Editorial method

Evidence before narrative

Every archive claim is tied to a source class, a capture record, and a statement of what that source can—and cannot—establish.

Evidence classes

A · Official primary record

Government and legal-office records

Patent publications, prosecution/status records, agency letters, and official announcements. Strongest for dates, filings, legal status, and what an agency stated.

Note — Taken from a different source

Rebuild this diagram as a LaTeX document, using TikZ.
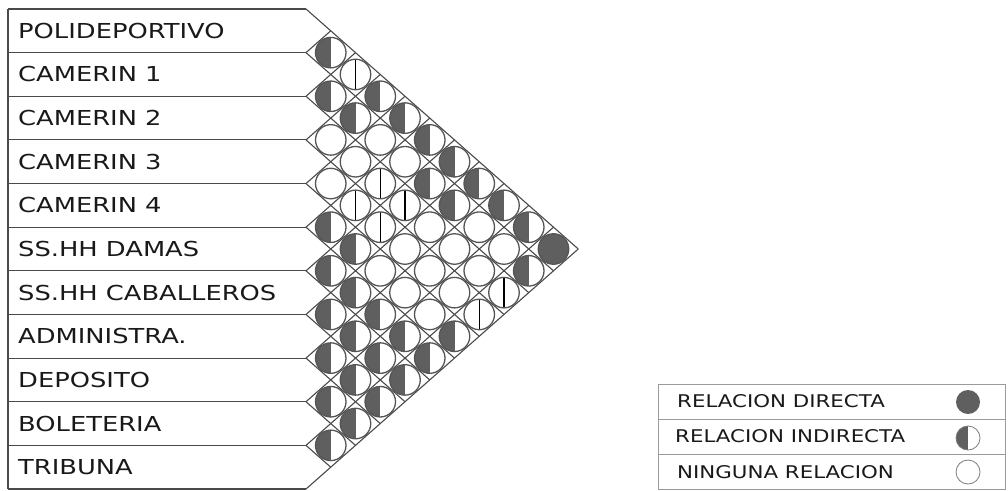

B · First-party primary material

Claims made by the subject

Company pages, instructions, product descriptions, and hosted reports. Strong for documenting representation and provenance; not independent corroboration.

C · Secondary context

Press and later interpretation

Useful for context and leads. Material claims are checked against primary records before inclusion as fact.

D · Unverified lead

Open questions and lore

Recorded only when useful to future research and clearly labeled. It is not presented as established history.

Capture workflow

  1. Identify an authoritative or first-party source.
  2. Capture the record and preserve its original URL, retrieval date, file type, and justification.
  3. Log access failures and interactive barriers instead of silently substituting a weaker source.
  4. Summarize only what the document supports.
  5. Keep claims, interpretation, and unresolved questions visibly separate.

Must-not-change rules

  • A patent is never described as proof of efficacy.
  • A company-hosted report is never described as independent without verified provenance.
  • A warning letter is never inflated into a court judgment or shutdown.
  • Medical and safety claims are never repeated as advice.
  • Absence of evidence is not rewritten as proof of suppression.

Snapshot date

The core research sweep was assembled on February 5, 2026 and reviewed for publication on July 13, 2026. The archive does not claim continuous monitoring after those dates.